Neruda se instaló en París, entró en contacto con las autoridades francesas –que se mostraron diligentes y eficaces a la hora de librarse de parte de la desagradable presencia de 500 mil refugiados españoles en su territorio– y fletó el viejo carguero de la Compañía Francesa de Navegación, que había servido para transportar tropas en la Primera Guerra Mundial. Con sus veinte veteranos marinos y más de dos mil españoles alojados en las bodegas transformadas en dormitorios, empezó la travesía.

Veintinueve días después de zarpar, el Winnipeg lanzó anclas en la bahía de Valparaíso. La ciudad, iluminada, se exhibió, toda hermosa, para los que llegaban. Al día siguiente, según iban tocando tierra, cada uno de los 2365 pasajeros recibía una rosa. Así comenzaba su nueva vida.

A propósito: los que de-sembarcaron han sido 2366. Es que en la travesía nació una niña, que fue llamada Agnes América Wi-nnipeg Alonso.

Uno de los pasajeros contó, décadas después, que había llegado aquel domingo 3 de septiembre con un único franco francés en el bolsillo.
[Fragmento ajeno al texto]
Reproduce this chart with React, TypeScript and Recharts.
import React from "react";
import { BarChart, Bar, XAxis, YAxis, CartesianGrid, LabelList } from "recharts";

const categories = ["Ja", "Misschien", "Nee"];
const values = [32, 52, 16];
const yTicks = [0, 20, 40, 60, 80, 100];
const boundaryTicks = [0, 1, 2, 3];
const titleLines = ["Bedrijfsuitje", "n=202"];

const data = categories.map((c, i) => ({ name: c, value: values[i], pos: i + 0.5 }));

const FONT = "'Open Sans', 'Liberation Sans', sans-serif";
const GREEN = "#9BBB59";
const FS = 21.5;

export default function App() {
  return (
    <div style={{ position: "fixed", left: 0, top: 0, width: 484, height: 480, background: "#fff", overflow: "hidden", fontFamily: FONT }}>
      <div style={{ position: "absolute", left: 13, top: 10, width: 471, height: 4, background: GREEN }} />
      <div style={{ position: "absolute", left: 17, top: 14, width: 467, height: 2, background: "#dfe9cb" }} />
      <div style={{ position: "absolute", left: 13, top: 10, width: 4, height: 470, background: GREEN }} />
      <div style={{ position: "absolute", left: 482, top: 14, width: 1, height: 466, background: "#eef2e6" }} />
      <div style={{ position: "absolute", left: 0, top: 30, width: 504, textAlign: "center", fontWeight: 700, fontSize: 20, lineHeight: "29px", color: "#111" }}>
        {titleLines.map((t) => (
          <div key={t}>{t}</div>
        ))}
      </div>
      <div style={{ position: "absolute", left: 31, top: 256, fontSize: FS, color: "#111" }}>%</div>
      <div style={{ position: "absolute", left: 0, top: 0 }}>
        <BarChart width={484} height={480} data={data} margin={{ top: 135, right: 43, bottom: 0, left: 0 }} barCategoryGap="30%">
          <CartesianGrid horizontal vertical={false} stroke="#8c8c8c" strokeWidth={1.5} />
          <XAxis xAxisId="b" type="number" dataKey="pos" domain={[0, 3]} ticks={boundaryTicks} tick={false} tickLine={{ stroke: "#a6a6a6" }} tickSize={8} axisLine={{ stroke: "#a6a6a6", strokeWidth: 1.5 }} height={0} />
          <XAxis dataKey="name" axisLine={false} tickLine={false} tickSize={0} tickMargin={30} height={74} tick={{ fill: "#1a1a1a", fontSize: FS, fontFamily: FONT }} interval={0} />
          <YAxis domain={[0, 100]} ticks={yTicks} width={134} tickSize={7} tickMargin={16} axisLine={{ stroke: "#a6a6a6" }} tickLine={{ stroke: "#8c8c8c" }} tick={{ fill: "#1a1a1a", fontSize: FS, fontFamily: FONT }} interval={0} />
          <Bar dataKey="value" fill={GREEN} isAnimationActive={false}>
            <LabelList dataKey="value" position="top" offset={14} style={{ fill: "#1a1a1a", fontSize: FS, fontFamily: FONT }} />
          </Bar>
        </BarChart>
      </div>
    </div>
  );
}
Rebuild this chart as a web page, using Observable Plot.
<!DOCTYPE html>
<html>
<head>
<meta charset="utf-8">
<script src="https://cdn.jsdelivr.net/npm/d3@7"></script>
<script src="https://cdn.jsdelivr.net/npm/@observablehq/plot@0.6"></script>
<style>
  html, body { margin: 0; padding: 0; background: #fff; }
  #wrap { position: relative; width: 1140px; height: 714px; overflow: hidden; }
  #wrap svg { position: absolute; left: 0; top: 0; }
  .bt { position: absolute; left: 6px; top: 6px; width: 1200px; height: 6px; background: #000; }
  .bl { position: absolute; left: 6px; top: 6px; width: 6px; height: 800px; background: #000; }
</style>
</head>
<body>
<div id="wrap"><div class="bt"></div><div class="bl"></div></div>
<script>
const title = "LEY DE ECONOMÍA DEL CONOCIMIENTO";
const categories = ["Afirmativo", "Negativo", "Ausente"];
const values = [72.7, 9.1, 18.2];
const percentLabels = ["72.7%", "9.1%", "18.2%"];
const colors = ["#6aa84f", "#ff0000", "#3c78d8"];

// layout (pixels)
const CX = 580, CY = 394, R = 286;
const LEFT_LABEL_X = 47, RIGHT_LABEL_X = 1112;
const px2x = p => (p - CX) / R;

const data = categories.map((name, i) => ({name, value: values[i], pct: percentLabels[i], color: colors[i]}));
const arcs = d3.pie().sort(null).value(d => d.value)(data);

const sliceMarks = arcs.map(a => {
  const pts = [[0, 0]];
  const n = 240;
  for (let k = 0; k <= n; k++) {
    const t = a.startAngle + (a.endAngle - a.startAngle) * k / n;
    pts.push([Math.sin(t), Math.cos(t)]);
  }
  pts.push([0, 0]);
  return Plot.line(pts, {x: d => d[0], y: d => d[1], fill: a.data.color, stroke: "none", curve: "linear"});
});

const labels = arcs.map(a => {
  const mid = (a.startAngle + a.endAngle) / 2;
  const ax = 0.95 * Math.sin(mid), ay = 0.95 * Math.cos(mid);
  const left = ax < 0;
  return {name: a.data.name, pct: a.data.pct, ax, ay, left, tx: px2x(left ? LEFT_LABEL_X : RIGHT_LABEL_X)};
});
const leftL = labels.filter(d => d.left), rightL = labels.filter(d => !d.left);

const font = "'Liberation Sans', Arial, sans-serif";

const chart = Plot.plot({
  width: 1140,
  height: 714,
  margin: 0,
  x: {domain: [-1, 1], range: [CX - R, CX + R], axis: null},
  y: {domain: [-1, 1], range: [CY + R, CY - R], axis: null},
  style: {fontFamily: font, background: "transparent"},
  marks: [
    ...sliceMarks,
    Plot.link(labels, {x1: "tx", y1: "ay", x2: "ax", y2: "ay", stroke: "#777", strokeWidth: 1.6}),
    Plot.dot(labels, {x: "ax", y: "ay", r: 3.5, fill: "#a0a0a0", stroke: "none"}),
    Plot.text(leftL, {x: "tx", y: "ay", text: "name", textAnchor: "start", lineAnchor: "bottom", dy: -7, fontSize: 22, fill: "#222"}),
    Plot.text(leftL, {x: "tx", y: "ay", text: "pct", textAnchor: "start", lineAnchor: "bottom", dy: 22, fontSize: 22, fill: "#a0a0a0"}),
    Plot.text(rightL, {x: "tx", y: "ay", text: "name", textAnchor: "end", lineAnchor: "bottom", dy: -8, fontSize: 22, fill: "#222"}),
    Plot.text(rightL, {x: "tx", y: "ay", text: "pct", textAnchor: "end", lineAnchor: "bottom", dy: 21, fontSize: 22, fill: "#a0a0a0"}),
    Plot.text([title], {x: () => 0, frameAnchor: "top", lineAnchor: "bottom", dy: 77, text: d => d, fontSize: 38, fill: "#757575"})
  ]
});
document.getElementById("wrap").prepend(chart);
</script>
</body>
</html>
Y que antes de bajar a tierra, lo tiró al mar. Quería comenzar de cero. Quería confiar en el futuro.

Pasados muchos años, Neruda dijo que si alguna vez los críticos y la gente se decidieran por borrar toda su poesía, allá ellos. Pero que aquel poema –el Winnipeg– nadie jamás podría borrarlo. Era lo mejor que había escrito.

En 2009, cuando se cumplieron 70 años de la travesía, unos cuarenta sobrevivientes hicieron un homenaje al poeta muerto. Sobre su tumba, en Isla Negra, esparcieron puñados de tierra española. Puñados de España –país que Neruda amó como si le perteneciera– para velar por el descanso del poeta que les dio una nueva tierra.

Tierra de España, la misma España que hoy niega abrigo a quien lo busca, que niega amparo a los que llegan huyendo de sus propias desgracias, sus propias derrotas.

¿Se habrá transformado España en tierra ingrata? ¿Será la España de hoy tierra de hombres sin alma, sobre cuyas tumbas nadie arrojará jamás un ínfimo puñado de gratitud y de memoria?